How does attention management relate to mindfulness?
If we’re going to talk about attention management, it’s important to understand how it connects to mindfulness.
Mindfulness refers to the full awareness of your state of mind and surroundings. You need mindfulness to train yourself to manage your attention more effectively to increase your overall performance at work.
When you’re focused and conscious of your actions, you’re less likely to multitask and more likely to concentrate. That means:
Reduced stress and anxiety.
How is attention management different from time management?

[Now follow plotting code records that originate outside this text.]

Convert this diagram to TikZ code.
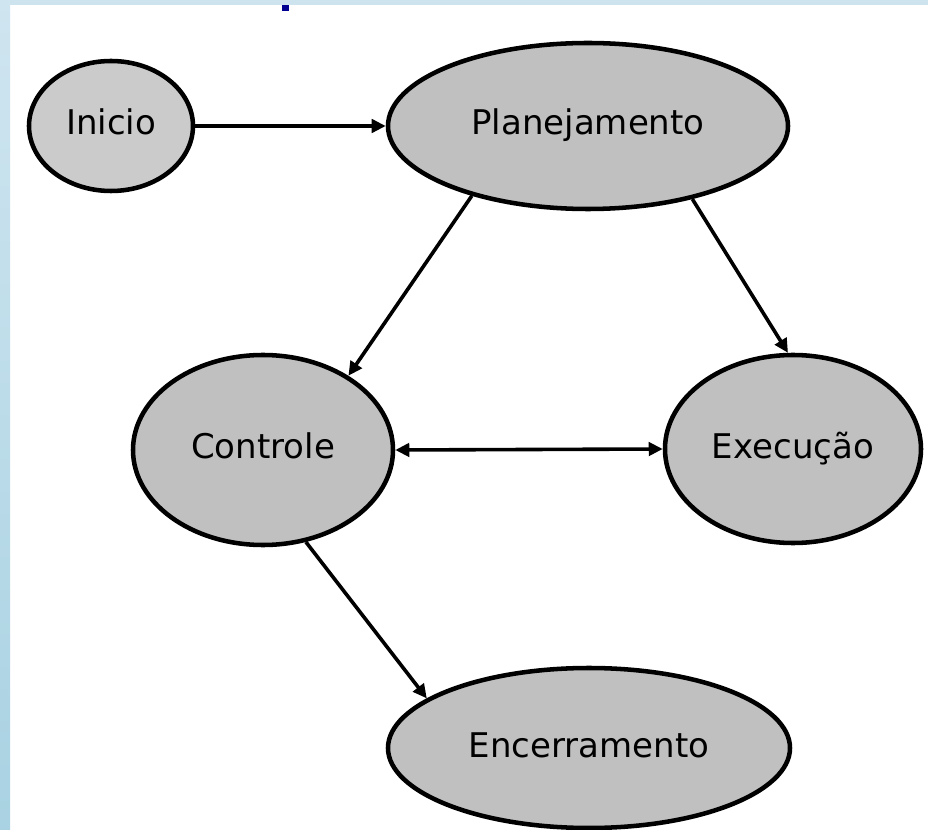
\documentclass[tikz,border=0pt]{standalone}
\usepackage{fontspec}
\setmainfont{DejaVu Sans}
\usetikzlibrary{shapes.geometric,arrows.meta}
\definecolor{nodefill}{HTML}{C0C0C0}
\definecolor{inifill}{HTML}{CBCBCB}
\definecolor{bandblue}{HTML}{CDE4EF}
\definecolor{striptop}{HTML}{CFE5F0}
\definecolor{stripmid}{HTML}{E2F1F9}
\definecolor{stripbot}{HTML}{A9D2E2}
\definecolor{markblue}{HTML}{000090}
\begin{document}
\begin{tikzpicture}[x=0.75pt,y=-0.75pt,
  proc/.style={ellipse, draw=black, line width=3.4pt, fill=nodefill, inner sep=0pt,
    font=\fontsize{25.5}{30}\selectfont, text height=18pt, text depth=4.5pt},
  conn/.style={line width=2.7pt, -{Triangle[length=10.5pt,width=10pt]}},
  biconn/.style={line width=2.7pt, {Triangle[length=10.5pt,width=10pt]}-{Triangle[length=10.5pt,width=10pt]}}
]
\useasboundingbox (0,0) rectangle (928,830);
\fill[white] (0,0) rectangle (928,830);
\fill[bandblue] (0,0) rectangle (928,5);
\shade[top color=striptop, middle color=stripmid, bottom color=stripbot] (0,0) rectangle (10,830);
\fill[markblue] (282,5) rectangle (289,11);

\node[proc, fill=inifill, minimum width=123pt, minimum height=97.5pt] (ini) at (111,126) {Inicio};
\node[proc, minimum width=300pt, minimum height=124.5pt] (plan) at (588,126) {Planejamento};
\node[proc, minimum width=195pt, minimum height=142.5pt] (ctrl) at (263,450) {Controle};
\node[proc, minimum width=192pt, minimum height=141pt] (exec) at (793,449) {Execução};
\node[proc, minimum width=301.5pt, minimum height=120pt] (enc) at (589,748) {Encerramento};

\draw[conn] (ini.east) -- (plan.west);
\draw[conn] (plan.211) -- (ctrl.41);
\draw[conn] (plan.325) -- (exec.93);
\draw[conn] (ctrl.295) -- (enc.163);
\draw[biconn] (ctrl.east) -- (exec.west);
\end{tikzpicture}
\end{document}
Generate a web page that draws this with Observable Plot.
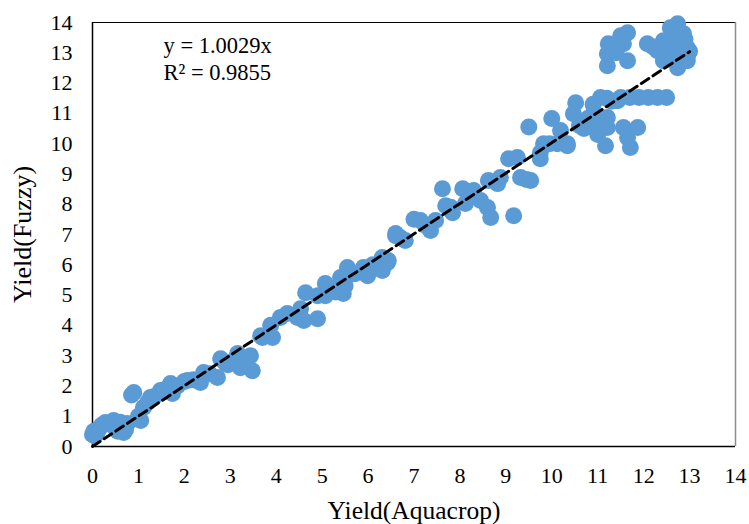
<!DOCTYPE html>
<html>
<head>
<meta charset="utf-8">
<script src="https://cdn.jsdelivr.net/npm/d3@7"></script>
<script src="https://cdn.jsdelivr.net/npm/@observablehq/plot@0.6"></script>
<style>
  html, body { margin: 0; padding: 0; background: #fff; }
  #chart svg { display: block; }
</style>
</head>
<body>
<div id="chart"></div>
<script>
// ---- Data ----
const aquacrop = [
  0.00,0.03,0.05,0.10,0.15,0.20,0.28,0.35,0.46,0.50,0.55,0.68,0.60,0.76,0.72,0.90,0.85,1.05,1.00,1.11,
  1.20,1.26,1.35,1.48,1.60,1.70,1.74,1.85,2.00,2.07,2.20,2.35,2.42,2.55,2.72,2.79,2.90,3.07,3.22,3.30,
  3.44,3.48,3.16,2.95,
  3.66,3.70,3.88,3.92,4.09,4.24,4.46,4.53,4.60,4.90,4.64,4.90,5.07,5.07,5.20,5.40,5.46,5.50,5.55,5.30,
  5.90,5.99,6.10,6.31,6.42,6.31,6.44,6.60,6.60,6.81,6.70,5.70,5.85,
  7.14,7.00,7.36,7.47,7.25,7.62,7.69,7.84,7.80,8.06,8.12,8.30,8.20,8.45,8.60,8.67,8.62,8.82,8.88,9.17,
  9.06,9.25,9.32,9.54,9.45,9.75,9.82,10.12,10.34,9.50,10.00,9.95,9.75,
  10.19,10.34,10.52,10.47,10.60,10.78,10.91,11.06,11.00,11.21,11.21,11.17,11.56,11.71,11.87,11.43,11.30,10.90,11.20,11.50,
  11.70,11.90,12.10,12.30,12.50,11.65,11.00,10.70,
  11.23,11.21,11.21,11.50,11.65,11.56,11.65,11.40,12.08,12.30,12.43,12.58,12.74,12.87,12.95,12.95,12.74,12.43,12.58,12.80,
  12.65,12.50,12.20,12.90,12.70,13.00,12.95
];
const fuzzy = [
  0.40,0.50,0.35,0.45,0.60,0.70,0.79,0.75,0.86,0.60,0.50,0.46,0.80,0.76,0.55,1.78,1.70,0.86,1.00,1.29,
  1.45,1.62,1.65,1.85,1.90,2.08,1.75,2.00,2.15,2.18,2.20,2.11,2.44,2.40,2.28,2.90,2.75,2.84,2.60,2.90,
  3.00,2.50,3.07,2.70,
  3.66,3.60,4.00,3.60,4.26,4.39,4.26,4.55,4.16,4.22,5.08,4.98,5.38,4.98,5.20,5.58,5.05,5.30,5.91,5.10,
  5.91,5.64,6.00,6.24,6.07,5.81,6.14,7.03,6.96,6.80,6.90,5.70,5.75,
  7.46,7.50,7.13,7.46,7.30,8.51,7.95,7.72,7.90,8.51,8.02,8.45,8.30,8.12,7.89,7.56,8.78,8.68,8.88,7.62,
  9.50,9.54,8.88,8.78,8.82,9.50,10.00,10.00,9.93,10.55,10.83,10.00,9.70,
  10.43,10.00,11.35,10.99,10.60,10.83,11.02,11.52,10.60,10.86,10.53,9.93,10.53,9.87,10.53,11.42,11.40,11.30,11.50,11.52,
  11.52,11.52,11.52,11.52,11.52,10.20,10.30,10.50,
  13.30,12.97,12.57,13.56,13.66,13.30,12.74,13.00,13.30,13.07,13.40,13.83,13.96,13.63,13.17,12.74,12.51,12.74,12.97,13.30,
  13.60,13.20,13.20,13.45,12.90,13.05,12.85
];
const xTicks = [0,1,2,3,4,5,6,7,8,9,10,11,12,13,14];
const yTicks = [0,1,2,3,4,5,6,7,8,9,10,11,12,13,14];
const fitSlope = 1.0029;
const rSquared = 0.9855;
const fitRange = [0, 13];
const xTitle = "Yield(Aquacrop)";
const yTitle = "Yield(Fuzzy)";

// ---- Tables built from the arrays ----
const points = aquacrop.map((x, i) => ({x, y: fuzzy[i]}));
const fitLine = fitRange.map(x => ({x, y: fitSlope * x}));
const eqLabel = `y = ${fitSlope.toFixed(4)}x\nR² = ${rSquared.toFixed(4)}`;

const serif = "'Liberation Serif', 'Times New Roman', serif";

const chart = Plot.plot({
  width: 749,
  height: 524,
  marginLeft: 92,
  marginRight: 14,
  marginTop: 22,
  marginBottom: 78,
  style: {fontFamily: serif, fontSize: "22px", background: "#fff", overflow: "visible", color: "#000"},
  x: {domain: [0, 14], axis: null},
  y: {domain: [0, 14], axis: null},
  marks: [
    Plot.ruleY([14], {stroke: "#000", strokeWidth: 1}),
    Plot.ruleX([14], {stroke: "#8c8c8c", strokeWidth: 1.5}),
    Plot.ruleX([0], {stroke: "#000", strokeWidth: 1.5}),
    Plot.ruleY([0], {stroke: "#000", strokeWidth: 1.5}),
    // tick labels drawn through the scales
    Plot.text(xTicks, {x: d => d, y: () => 0, dy: 21, text: d => String(d), textAnchor: "middle", lineAnchor: "top", fontSize: 22, fontFamily: serif, fill: "#000"}),
    Plot.text(yTicks, {x: () => 0, y: d => d, dx: -20, text: d => String(d), textAnchor: "end", lineAnchor: "middle", fontSize: 22, fontFamily: serif, fill: "#000"}),
    Plot.dot(points, {x: "x", y: "y", r: 8.5, fill: "#5B9BD5", stroke: "none", clip: false}),
    Plot.line(fitLine, {x: "x", y: "y", stroke: "#000", strokeWidth: 3, strokeDasharray: "9,5"}),
    Plot.text([eqLabel], {frameAnchor: "top-left", dx: 71, dy: 11, text: d => d, textAnchor: "start", lineAnchor: "top", lineHeight: 1.2, fontSize: 22.5, fontFamily: serif, fill: "#000"}),
    Plot.text([xTitle], {frameAnchor: "bottom", dy: 64, text: d => d, textAnchor: "middle", lineAnchor: "middle", fontSize: 25.5, fontFamily: serif, fill: "#000"}),
    Plot.text([yTitle], {frameAnchor: "left", dx: -70, text: d => d, rotate: -90, textAnchor: "middle", lineAnchor: "middle", fontSize: 26, fontFamily: serif, fill: "#000"})
  ]
});
document.getElementById("chart").appendChild(chart);
</script>
</body>
</html>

Simple. You cannot have effective time management skills if you don’t have effective attention management skills. Attention management comes first. You can’t manage or regulate your time if you don’t know how to manage distractions and your attention.
Our minds wander 47 percent of our day. (Crazy, huh?)
If you can’t regulate your attention from past or future-oriented thinking, you won’t be able to regulate your time, either. At the end of the day, that can make you “busy” vs. “effective.”
Mindfulness is a key component of attention management. It helps you train the muscle of attention so that you’re more than 47 percent in charge of your day. Otherwise, you risk not finishing your to-do list since you multitasked.
If you want to stand out and master your energy and time, you need to learn the tools to be more mindful and to stand out at work.
That’s one of my best tips for attention management.
As an executive, teaching you and your team to practice attention management can improve how fast, well, and happy you work. Implement this system, and get ready to see your team thrive. I’m excited to hear how it works for you.